■ **Problem requirements**:
From the records, pick out and copy each line containing "with".
## begin Data for processing
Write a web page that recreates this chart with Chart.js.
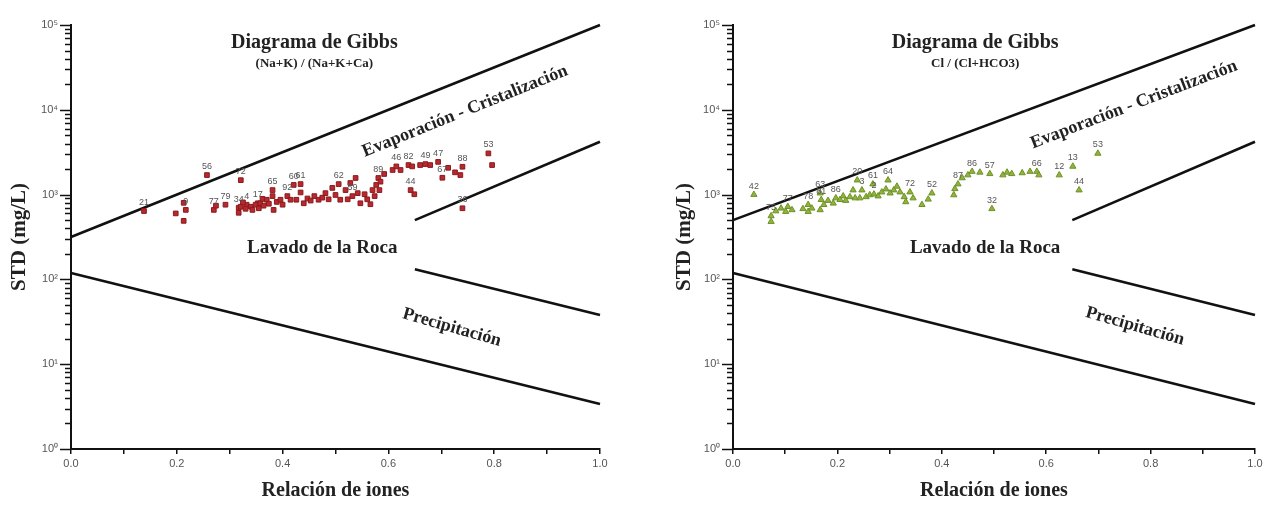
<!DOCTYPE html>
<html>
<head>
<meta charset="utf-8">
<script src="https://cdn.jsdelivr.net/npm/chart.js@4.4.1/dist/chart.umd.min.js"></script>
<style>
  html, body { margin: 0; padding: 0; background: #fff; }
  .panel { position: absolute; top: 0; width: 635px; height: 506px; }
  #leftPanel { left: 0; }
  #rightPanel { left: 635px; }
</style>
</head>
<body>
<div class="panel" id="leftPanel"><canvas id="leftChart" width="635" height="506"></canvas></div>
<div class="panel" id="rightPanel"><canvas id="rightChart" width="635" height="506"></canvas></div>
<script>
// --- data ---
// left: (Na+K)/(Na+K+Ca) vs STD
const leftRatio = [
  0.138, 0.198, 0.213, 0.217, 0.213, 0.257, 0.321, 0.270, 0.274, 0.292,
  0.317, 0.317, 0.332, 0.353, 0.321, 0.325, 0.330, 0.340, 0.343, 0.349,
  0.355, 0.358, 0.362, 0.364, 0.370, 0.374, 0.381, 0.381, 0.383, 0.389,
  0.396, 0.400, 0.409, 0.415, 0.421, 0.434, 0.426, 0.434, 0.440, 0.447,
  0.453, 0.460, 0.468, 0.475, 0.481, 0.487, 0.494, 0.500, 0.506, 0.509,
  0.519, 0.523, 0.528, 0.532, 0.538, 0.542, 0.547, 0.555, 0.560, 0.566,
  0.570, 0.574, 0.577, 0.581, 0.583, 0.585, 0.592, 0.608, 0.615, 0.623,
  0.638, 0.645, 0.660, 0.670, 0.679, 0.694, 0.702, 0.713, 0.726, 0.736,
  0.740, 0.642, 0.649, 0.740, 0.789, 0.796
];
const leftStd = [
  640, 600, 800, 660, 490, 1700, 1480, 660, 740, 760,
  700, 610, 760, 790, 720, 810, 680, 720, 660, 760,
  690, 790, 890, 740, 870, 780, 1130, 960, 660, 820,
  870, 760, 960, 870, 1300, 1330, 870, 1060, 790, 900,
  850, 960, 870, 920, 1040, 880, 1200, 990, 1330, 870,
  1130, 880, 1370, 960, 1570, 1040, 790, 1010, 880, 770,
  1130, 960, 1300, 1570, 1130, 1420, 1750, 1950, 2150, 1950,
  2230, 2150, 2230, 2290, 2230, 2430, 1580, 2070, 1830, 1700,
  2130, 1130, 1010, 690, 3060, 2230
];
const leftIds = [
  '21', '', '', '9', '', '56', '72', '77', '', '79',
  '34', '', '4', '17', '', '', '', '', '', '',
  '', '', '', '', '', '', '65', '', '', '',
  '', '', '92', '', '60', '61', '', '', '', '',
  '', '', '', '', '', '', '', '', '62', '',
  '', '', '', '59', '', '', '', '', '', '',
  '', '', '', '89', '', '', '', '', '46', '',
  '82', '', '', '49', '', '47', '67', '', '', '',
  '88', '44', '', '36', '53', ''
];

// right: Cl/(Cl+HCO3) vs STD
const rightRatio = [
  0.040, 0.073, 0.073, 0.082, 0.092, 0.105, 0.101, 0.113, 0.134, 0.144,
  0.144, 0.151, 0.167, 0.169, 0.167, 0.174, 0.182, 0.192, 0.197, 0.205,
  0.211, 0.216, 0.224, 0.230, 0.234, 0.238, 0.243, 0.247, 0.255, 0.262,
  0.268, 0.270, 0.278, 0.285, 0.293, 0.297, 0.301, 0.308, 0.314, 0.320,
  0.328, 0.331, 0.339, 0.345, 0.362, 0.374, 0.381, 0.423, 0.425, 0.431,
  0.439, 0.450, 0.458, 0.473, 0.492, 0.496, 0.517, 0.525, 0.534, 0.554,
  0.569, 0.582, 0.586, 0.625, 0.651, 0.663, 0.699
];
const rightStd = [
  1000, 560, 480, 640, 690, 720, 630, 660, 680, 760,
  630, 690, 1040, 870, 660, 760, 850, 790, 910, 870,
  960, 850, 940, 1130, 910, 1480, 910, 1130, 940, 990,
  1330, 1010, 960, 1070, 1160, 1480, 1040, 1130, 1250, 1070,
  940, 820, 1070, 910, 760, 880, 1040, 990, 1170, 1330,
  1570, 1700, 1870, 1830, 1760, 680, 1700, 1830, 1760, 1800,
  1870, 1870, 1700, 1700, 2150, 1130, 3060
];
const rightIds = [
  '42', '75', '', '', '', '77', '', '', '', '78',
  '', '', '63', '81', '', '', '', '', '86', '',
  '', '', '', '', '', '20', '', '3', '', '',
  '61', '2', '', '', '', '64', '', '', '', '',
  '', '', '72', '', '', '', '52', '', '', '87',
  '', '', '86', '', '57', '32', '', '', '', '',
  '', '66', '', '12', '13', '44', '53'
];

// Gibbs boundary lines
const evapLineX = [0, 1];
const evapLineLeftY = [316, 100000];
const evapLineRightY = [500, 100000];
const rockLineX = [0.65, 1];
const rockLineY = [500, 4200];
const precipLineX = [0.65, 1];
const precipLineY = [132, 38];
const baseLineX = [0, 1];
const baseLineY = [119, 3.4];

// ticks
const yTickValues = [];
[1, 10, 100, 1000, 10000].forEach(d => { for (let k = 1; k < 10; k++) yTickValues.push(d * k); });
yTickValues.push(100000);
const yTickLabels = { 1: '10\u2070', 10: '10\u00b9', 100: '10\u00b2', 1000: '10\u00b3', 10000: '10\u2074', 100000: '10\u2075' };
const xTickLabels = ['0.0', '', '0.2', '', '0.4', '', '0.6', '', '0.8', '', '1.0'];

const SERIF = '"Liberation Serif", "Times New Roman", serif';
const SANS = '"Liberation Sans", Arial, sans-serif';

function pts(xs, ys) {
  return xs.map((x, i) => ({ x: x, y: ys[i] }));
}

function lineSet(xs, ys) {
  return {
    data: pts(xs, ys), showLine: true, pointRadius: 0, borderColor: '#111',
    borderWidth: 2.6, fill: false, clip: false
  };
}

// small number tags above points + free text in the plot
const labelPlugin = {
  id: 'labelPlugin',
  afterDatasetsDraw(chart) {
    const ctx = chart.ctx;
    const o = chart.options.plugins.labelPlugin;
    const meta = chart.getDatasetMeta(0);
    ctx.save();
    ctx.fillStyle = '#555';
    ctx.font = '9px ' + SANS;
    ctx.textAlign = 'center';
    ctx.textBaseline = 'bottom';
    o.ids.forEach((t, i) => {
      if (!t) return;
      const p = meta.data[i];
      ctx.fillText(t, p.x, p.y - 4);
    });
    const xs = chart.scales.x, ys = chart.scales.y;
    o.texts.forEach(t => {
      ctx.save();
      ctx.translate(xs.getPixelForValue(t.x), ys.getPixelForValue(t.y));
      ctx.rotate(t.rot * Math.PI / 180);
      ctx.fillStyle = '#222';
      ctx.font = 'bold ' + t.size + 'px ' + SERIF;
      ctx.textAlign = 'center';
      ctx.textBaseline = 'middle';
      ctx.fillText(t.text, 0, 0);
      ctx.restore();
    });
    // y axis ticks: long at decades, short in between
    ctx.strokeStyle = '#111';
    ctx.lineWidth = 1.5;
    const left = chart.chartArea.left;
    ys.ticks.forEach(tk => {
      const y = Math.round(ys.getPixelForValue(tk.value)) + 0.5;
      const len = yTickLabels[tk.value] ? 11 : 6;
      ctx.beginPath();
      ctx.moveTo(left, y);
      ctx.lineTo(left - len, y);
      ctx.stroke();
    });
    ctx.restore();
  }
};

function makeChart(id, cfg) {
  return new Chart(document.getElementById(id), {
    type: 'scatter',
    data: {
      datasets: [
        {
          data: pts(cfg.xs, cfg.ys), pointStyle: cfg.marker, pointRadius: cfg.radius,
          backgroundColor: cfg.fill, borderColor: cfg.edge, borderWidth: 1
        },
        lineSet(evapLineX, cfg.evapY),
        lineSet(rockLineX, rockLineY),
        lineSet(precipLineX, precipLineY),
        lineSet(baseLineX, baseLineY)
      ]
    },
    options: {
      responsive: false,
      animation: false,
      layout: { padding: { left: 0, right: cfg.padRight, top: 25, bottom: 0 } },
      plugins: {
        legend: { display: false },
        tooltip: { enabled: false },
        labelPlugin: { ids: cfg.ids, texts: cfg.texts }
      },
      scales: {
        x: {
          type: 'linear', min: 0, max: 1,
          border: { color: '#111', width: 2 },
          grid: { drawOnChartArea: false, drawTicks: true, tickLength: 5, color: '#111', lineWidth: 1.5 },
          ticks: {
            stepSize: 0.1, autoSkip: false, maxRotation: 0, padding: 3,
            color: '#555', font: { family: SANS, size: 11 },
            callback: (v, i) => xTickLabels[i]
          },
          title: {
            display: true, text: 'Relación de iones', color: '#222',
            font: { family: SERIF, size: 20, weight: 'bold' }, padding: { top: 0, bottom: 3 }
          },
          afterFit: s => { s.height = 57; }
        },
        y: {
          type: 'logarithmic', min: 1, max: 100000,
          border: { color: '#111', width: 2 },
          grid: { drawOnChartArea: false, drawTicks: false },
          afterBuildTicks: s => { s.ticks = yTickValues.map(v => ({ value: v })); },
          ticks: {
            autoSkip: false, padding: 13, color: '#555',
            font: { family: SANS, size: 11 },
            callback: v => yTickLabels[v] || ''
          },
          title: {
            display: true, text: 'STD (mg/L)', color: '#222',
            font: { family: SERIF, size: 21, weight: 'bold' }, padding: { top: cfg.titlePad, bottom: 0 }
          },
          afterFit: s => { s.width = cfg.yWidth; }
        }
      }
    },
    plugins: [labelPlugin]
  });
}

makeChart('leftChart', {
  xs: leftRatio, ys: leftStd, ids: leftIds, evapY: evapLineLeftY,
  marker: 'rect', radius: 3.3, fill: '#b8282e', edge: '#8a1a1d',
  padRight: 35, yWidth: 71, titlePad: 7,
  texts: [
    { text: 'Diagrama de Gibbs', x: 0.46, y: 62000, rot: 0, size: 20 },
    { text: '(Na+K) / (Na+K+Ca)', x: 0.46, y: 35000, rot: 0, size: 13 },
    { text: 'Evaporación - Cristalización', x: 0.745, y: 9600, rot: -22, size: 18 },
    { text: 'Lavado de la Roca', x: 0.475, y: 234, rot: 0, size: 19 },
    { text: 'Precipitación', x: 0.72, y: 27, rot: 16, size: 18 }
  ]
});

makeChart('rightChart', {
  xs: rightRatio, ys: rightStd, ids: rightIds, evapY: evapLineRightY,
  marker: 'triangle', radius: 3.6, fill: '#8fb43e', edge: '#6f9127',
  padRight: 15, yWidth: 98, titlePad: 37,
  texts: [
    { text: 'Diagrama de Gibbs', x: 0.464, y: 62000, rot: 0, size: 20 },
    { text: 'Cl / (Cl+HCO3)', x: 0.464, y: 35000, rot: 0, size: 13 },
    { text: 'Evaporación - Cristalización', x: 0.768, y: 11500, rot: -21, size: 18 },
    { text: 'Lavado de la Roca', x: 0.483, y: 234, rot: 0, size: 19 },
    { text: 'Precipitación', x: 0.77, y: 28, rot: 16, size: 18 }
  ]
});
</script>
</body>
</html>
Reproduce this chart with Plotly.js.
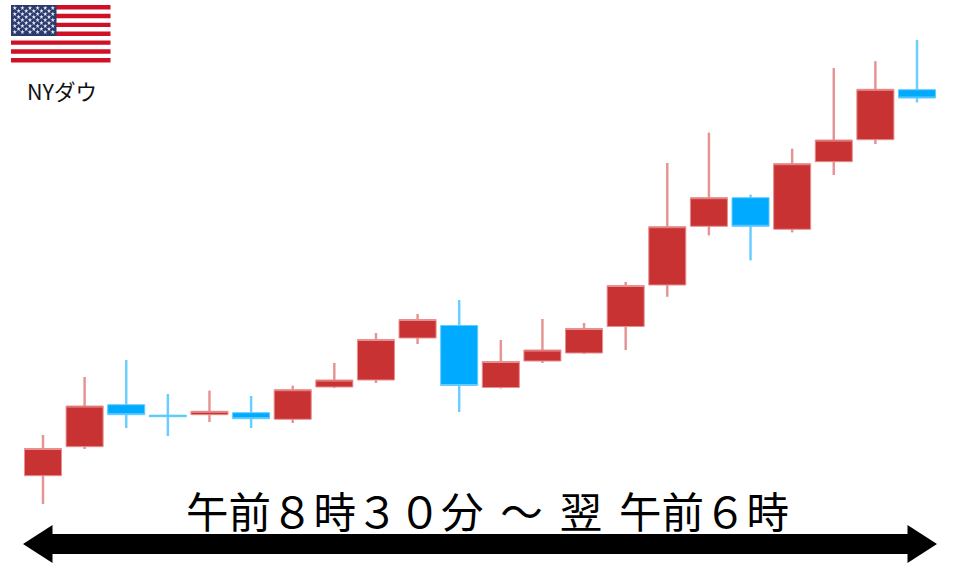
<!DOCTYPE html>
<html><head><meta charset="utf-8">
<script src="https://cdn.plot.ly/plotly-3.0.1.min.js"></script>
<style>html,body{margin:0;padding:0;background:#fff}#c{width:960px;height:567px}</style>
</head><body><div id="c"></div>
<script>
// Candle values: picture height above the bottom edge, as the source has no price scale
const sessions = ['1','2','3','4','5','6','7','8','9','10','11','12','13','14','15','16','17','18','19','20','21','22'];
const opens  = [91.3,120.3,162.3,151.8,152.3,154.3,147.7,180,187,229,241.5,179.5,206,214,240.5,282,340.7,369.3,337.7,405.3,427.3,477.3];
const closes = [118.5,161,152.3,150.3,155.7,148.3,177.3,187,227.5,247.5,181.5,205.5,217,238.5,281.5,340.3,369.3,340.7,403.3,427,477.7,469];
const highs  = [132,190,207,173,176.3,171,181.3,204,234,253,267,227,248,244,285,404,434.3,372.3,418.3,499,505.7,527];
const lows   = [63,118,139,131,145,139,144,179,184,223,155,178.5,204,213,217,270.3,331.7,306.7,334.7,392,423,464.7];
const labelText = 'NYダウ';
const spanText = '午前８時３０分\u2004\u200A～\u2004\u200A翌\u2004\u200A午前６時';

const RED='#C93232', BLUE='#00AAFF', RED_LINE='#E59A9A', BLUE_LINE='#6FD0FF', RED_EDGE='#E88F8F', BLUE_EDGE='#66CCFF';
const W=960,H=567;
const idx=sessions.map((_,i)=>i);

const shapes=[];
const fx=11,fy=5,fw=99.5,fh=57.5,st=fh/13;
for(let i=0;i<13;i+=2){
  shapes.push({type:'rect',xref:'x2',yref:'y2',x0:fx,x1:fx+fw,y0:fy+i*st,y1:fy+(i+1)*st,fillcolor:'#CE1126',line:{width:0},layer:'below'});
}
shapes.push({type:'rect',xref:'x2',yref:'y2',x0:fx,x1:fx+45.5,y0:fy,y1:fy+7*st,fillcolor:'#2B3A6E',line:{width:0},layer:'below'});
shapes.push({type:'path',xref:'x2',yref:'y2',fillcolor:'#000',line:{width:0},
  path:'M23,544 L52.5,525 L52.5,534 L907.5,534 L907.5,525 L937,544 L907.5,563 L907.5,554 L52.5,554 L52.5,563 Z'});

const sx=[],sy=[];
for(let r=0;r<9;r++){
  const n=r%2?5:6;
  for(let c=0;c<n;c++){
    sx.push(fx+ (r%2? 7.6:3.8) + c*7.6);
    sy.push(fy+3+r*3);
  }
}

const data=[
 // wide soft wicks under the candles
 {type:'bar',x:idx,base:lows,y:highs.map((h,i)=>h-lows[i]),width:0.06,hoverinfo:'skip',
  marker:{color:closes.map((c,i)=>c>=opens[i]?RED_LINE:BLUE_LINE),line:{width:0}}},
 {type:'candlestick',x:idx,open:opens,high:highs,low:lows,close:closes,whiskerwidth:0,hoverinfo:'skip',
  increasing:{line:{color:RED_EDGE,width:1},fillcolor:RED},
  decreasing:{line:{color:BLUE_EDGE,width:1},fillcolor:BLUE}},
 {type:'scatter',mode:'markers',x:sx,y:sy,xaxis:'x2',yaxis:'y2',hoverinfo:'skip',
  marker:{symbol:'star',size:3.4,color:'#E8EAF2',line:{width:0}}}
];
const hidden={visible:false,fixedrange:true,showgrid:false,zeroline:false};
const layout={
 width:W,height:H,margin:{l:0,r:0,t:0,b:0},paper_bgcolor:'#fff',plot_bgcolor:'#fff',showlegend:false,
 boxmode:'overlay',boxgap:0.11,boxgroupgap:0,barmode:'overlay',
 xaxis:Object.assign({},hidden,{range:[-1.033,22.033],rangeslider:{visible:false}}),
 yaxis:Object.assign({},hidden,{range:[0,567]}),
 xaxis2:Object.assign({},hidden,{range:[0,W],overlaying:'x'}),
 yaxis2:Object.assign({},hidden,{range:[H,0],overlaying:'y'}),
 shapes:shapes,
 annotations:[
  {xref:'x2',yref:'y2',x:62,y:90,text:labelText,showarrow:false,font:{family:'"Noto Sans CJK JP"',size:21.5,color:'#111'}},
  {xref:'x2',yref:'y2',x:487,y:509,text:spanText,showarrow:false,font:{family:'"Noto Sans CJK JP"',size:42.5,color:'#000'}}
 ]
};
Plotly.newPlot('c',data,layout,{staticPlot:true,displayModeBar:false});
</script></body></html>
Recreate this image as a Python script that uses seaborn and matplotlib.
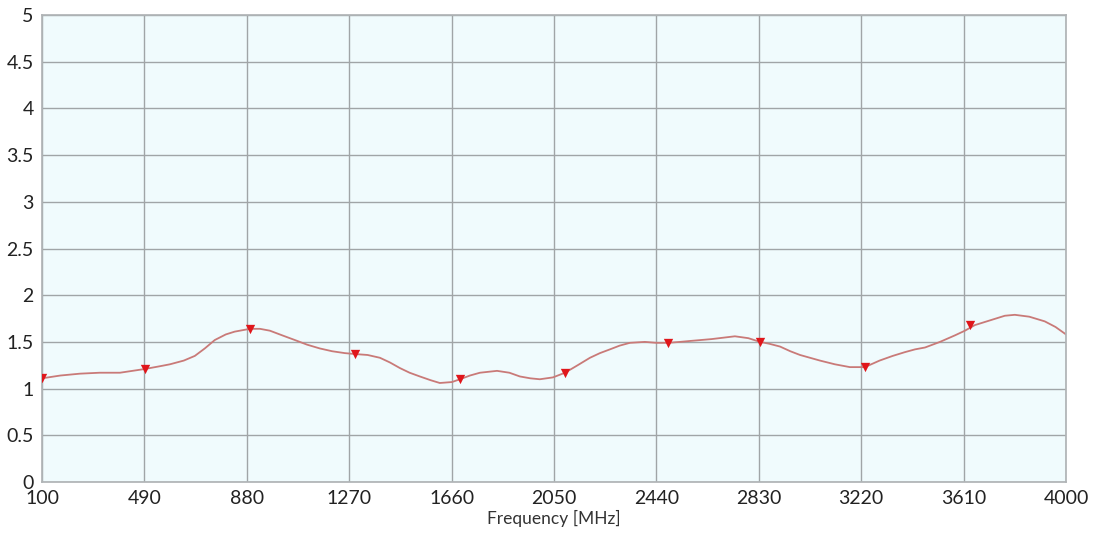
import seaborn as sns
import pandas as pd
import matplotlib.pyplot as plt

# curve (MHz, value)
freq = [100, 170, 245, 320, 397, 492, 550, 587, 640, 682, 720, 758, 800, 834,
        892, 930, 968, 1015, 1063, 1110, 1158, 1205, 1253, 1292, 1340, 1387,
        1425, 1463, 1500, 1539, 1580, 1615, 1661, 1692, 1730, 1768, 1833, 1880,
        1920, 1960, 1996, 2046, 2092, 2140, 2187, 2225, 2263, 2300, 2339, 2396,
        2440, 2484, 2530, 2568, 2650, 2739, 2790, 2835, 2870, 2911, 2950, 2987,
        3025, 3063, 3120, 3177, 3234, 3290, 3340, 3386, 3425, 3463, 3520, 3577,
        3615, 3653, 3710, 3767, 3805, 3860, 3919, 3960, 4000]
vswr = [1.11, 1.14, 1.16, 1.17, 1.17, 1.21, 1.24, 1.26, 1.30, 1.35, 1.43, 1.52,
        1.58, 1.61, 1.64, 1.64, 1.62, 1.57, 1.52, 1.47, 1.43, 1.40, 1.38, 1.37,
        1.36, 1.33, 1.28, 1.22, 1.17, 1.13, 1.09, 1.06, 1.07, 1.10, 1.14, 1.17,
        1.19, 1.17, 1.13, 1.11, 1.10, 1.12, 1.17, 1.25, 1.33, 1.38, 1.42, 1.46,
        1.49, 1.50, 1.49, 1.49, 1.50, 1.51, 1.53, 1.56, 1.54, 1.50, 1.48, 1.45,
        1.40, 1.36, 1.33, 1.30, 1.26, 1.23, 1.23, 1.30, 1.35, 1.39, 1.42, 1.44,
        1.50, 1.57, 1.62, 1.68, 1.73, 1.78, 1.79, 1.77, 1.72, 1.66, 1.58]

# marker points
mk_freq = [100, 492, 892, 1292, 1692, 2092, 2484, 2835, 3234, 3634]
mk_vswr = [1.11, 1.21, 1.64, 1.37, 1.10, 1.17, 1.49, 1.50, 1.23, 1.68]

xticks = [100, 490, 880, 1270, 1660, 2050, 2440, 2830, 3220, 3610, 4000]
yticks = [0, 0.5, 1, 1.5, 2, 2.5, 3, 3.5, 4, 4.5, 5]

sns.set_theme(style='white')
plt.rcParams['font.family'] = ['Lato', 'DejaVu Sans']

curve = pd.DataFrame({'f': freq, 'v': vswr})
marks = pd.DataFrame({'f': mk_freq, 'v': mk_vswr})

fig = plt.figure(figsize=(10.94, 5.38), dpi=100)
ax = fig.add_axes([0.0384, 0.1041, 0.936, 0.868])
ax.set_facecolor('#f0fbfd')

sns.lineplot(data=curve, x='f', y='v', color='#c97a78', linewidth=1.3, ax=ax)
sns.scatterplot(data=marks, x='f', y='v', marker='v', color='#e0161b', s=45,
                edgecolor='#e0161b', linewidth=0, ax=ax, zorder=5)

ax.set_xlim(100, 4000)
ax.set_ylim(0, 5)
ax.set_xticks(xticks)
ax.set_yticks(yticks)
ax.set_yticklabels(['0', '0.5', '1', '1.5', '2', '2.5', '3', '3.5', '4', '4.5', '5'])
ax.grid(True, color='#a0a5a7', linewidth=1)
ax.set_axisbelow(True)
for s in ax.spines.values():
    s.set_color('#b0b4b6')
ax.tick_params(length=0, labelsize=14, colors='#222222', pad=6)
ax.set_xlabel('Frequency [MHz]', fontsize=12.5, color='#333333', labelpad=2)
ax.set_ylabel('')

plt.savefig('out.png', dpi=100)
## end Data for processing
■ **Result of the exercise**:
Write a web page that recreates this chart with Chart.js.
Reproduce this chart with Plotly.js.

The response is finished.